Finding a balance between my personal life and business is imperative to make my life as easy as it can be. I know the importance of my family and my children’s upbringing so they will always be on the top of my priority list, however, sometimes sacrifices do need to be made to keep my business running smoothly. Such as having to miss a parent evening to attend an important meeting.

Our heart tells us to do one thing, but our head tells us to do another, it may seem heartless at times but sometimes you have to rationally choose what would be most beneficial in the long term. So, I find it useful to note the pros and cons of each decision that could be made and value each decision based on which outweighs which.
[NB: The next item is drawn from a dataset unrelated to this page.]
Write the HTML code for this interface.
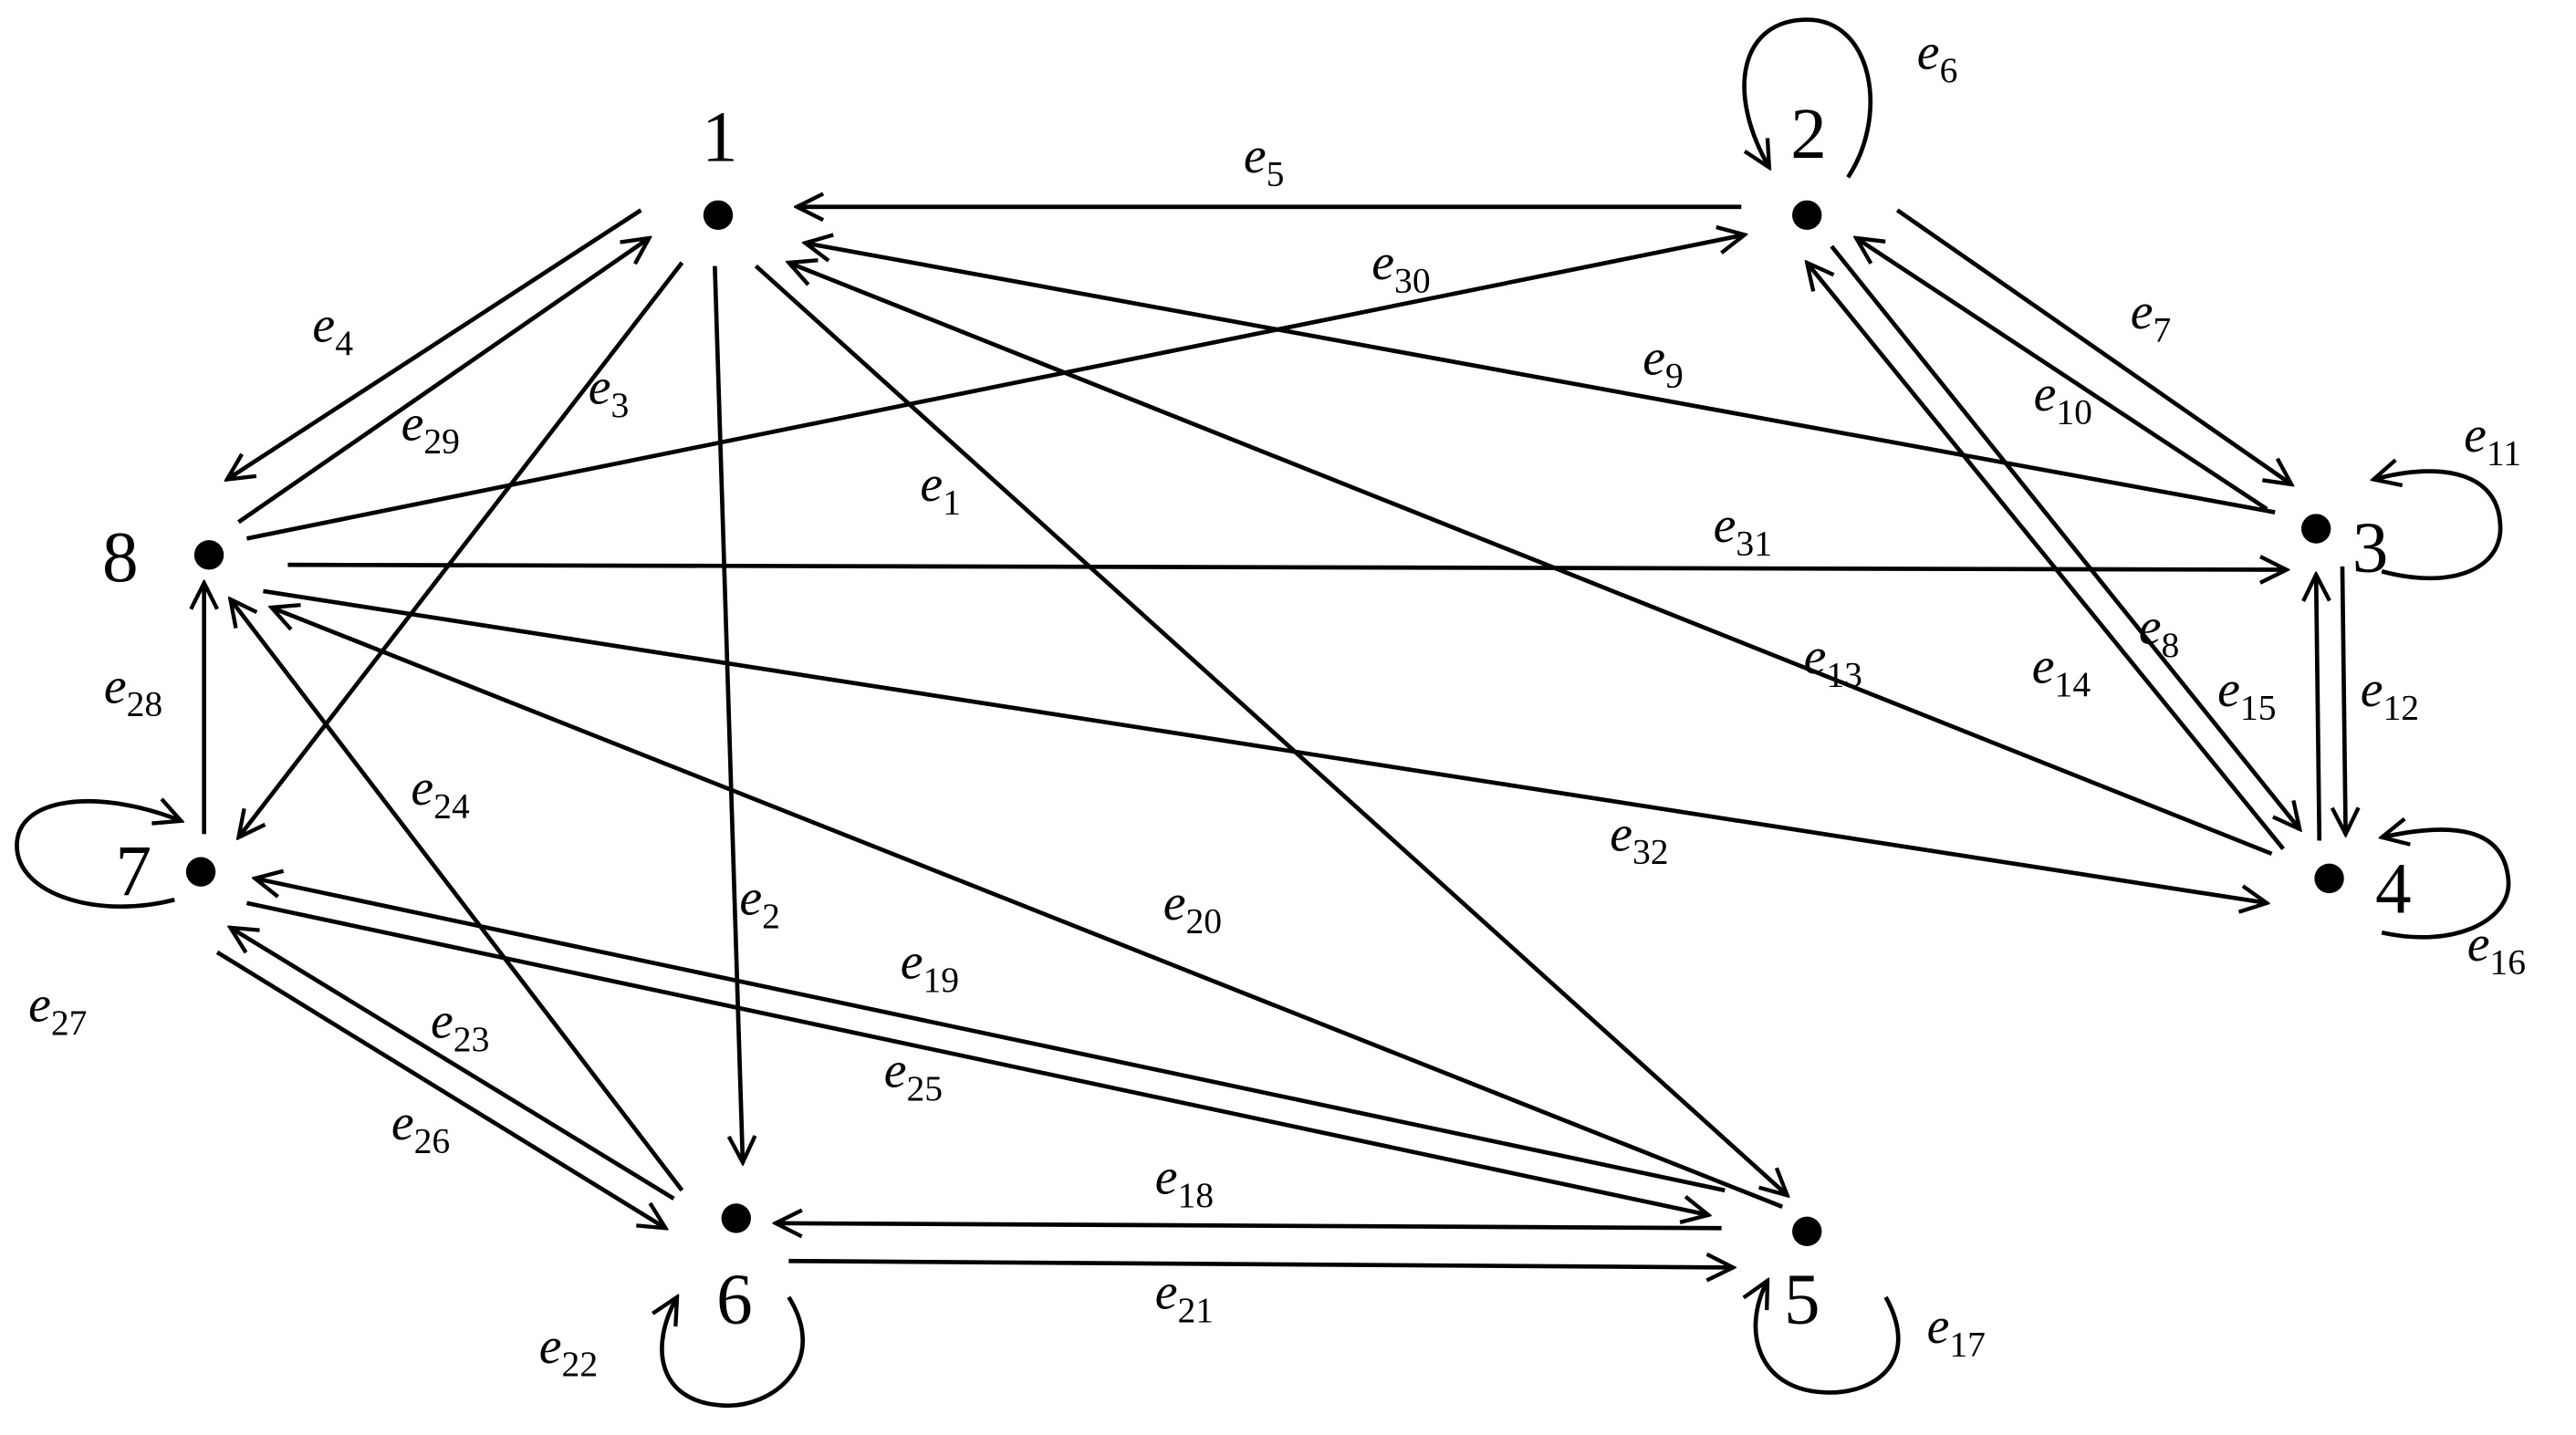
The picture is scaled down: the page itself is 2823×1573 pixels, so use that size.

Our optimistic minds tell us that we can manage more than we actually can sometimes, its best to sort such thoughts out for the week to stop reality catching upon us. For example, let’s explore my week and try and think about it realistically. This week I have:

 

  • 2 podcasts
  • 25 sales demos
  • 1 investment meeting
  • 2 board meeting
  • 1 parents evening
  • Travelling to London for the weekend
  • 7 social media contents to write up
  • My son’s birthday
  • An open day at a nursery
  • 1 sales meeting
  • 1 company development meeting
  • 1 marketing meeting
  • 4 interviews
  • 2 articles to write
  • A public speaking event
  • The daily running of 2 companies

 

Realistically, this is too much for one woman to achieve in a week, although I will still try to squeeze in as much as I possibly can. In reality, some of these are going to have to get moved.

 

To help with this, I use an exercise called The Eisenhower Decision Matrix:

 

Urgent Not Urgent
Important
Not Important

 

This is a technique that was invented by the previous US President Dwight D. Eisenhower, to help him organise his everyday life which would have been incredibly busy. The principle of this technique is to organise your life by priority using two variables, importance and urgency. If something is both important and urgent, you should do this first. However, if something is neither important nor urgent, it may be worth not even doing the task at all or at least shortly.

 

Say, for example, I could have a budgeting meeting that is imperative to smooth running of my company that needs to be done tomorrow, but I also have a sales meeting that would overlap. This sales meeting, however, is not as important. It may be worth rescheduling the sales meeting to a later date. This matrix would help you work such decisions out by visualising the problems at handThis exercise helps me remain organised and make sure I remain on track for my end goal. 

 

As much as such a matrix is useful, it’s important to still not overload yourself with tasks even if it looks manageable at first. It’s recommended that you limit yourself to 8 tasks per quadrant, these tasks would consist of both business and private tasks, separating the lists may trick you into thinking you have less planned than you do. As this is a time management strategy, it’s important that you do not procrastinate once everything has been planned. This would only further complicate your day making it unlikely that you will be able to complete everything you have planned to do. The urgent yet less important tasks may be worth delegating to a colleague while you take care of the more important urgent tasks.

 

It’s important to understand the difference between urgent and important. Urgent for me is something where there are deadlines, it can’t be done any other time, only I can do this, it is going to ensure I hit weekly sales targets etc. Important would be something which I have a choice about, something I love doing, something that will get me to my end goal so is important to complete but I won’t see the result of this straight away. Anything urgent and important is getting done that week, no doubt about it. Things which are not urgent but are important may be put off until a quieter week. Things which are not important but urgent such as meetings or things which just crop up, I will try to delegate. Things which are none important and none urgent will get dropped for the foreseeable future.

 

Of course, there are plenty of more variables that should be considered when managing your time, such as personal priority, the complexity of the task, the date of the deadline, and whether such a task requires help from other people. It may also be worth checking the status of the task at hand, for example you may find a task has only popped up the last day or so, a task may be already delegated, the task may have initially been assigned to someone, you may have already started working on it or maybe even completed. It is also possible that the task may no longer be required. Communication with colleagues or family is essential to make sure that either everything delegated is on track or that people understand your plans for the week.

 

Being able to maximise your productivity will guarantee growth within your business but it’s important to take some time for yourself and your family to guarantee a healthy and happy personal and social life.

 

I believe that this balance can be improved by increasing the efficiency with which my businesses operate. We have, for example, always found the process for finding project leads in the construction industry to be time consuming and quite often fruitless, with many wasted hours spent searching for projects to only then find that you don’t have the extra details you need to make contact with the correct person or companies involved. This is precious time that I could have spent with my family and/or friends or on various business processes that would further enhance my companies and the construction world. As such, I went to great lengths to provide a website called We Connect Construction, which is specifically designed to make this process faster and more efficient by providing thousands of detailed leads throughout the North West on an easy to use, easy to search website, allowing you to reach those important goals ahead of time.

 

Thank you for reading my viewpoint on how to manage your time most efficiently, priority is truly personal but with a rationale it’s possible to balance your time in a healthy manner where you get enough of your work done but you also give a healthy amount of time for your friends and family.